In the United States, the penalties for copyright infringement are:

  • Infringer pays the actual dollar amount of damages and profits.
  • Infringer pays statutory damages ranging from $200 (accidental infringement) to $150,000 (intentional infringement) for each work infringed.
  • Infringer pays for all attorneys fees and court costs.
  • The Court can issue an injunction to stop the infringing acts.

Names alone are not substantial enough to be considered literary works and therefore are not eligible for copyright protection. You are free to name your baby “Superman” if you wish.  Similarly, Joe Croce is allowed to have the lyrics “you don’t tug on superman’s cape” in his song You Don’t Mess Around With Jim, as it is only a reference to the Superman character.

However, the words comprising names can be registered as trademarks used to represent a company or product. For example, one of the many trademarks DC Comic has registered for the word “Superman” is for confectionary products (USPTO trademark serial number 7578832).

Trademark infringement involves using someone else’s trademark without permission on competing or related goods and services in such a way that it causes a likelihood of confusion in the average consumer. If you were to use the word “Superman” without permission on the packaging of candy that you were selling, you would be infringing on DC Comic’s trademark 7578832.

A trademark violator who is sued by the owner of a lawfully registered trademark in the United States may be ordered to pay monetary damages based on lost profits calculated from the sales the trademark violator made while using the trademark illegally. If the court finds that the trademark violation was intentional, such as a case in which the violator is selling goods that he is trying to pass off as coming from a known popular brand, the court may impose penalties of three times the amount of actual lost profits.

Ideas are not protected by intellectual property laws. For example, the idea of a cape-wearing, flying, invincible superhero who comes from an alien planet is not protected, and so you are perfectly free to create your own cape-wearing, flying, invincible superhero who comes from an alien planet. However, if you add on enough details that are similar to the Superman character (similar outfit, his planet is named Krypton, works as a reporter for The Daily Planet newspaper, etc) that the average person would confuse your character with DC Comic’s Superman character, you would be committing copyright infringement.

Plagiarism is taking someone else’s work or ideas and passing them off as one’s own. Plagiarism is not a crime; however, when committing plagiarism, many people also commit copyright infringement, which is a crime.

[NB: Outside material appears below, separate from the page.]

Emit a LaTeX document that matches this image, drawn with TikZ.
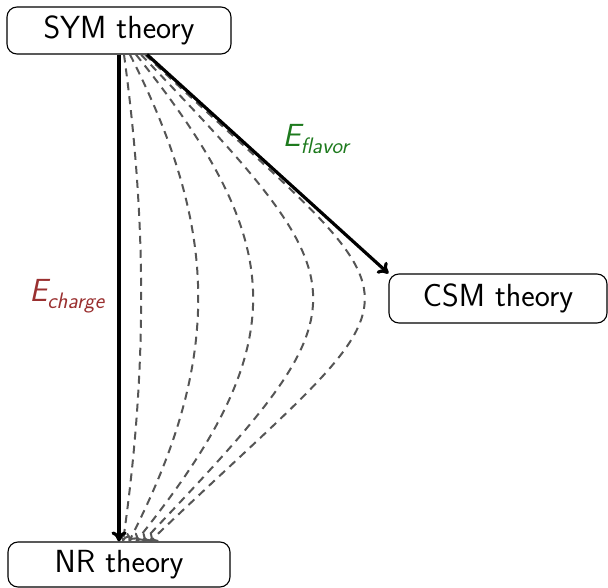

Also, crediting someone’s work that you use without their permission does protect you from committing plagiarism, but it does not protect you from committing copyright infringement. If you were to post your own story about or drawing of Superman on the internet with the disclaimer “Superman is a character owned by DC Comics. No copyright infringement is intended”, DC Comics could still successfully sue you for copyright infringement.

Now, you’ve probably noted that I did use an image from a Superman comic book to illustrate this article.  However, there are certain limited Fair Use exceptions to using copyrighted works without permission, such as criticism, news, an parody — so long as you only use enough of the work as is necessary for your purpose and your use does not deprive the copyright holder of any potential revenue or market for that work (you can also use characters for which the copyright period has lapsed or are otherwise in the public domain).  I think that my use is Fair Use for my purpose of educating my readers about intellectual property laws.  Besides, I don’t think DC Comics would object on me telling people not to “tug on Superman’s cape” with out their permission.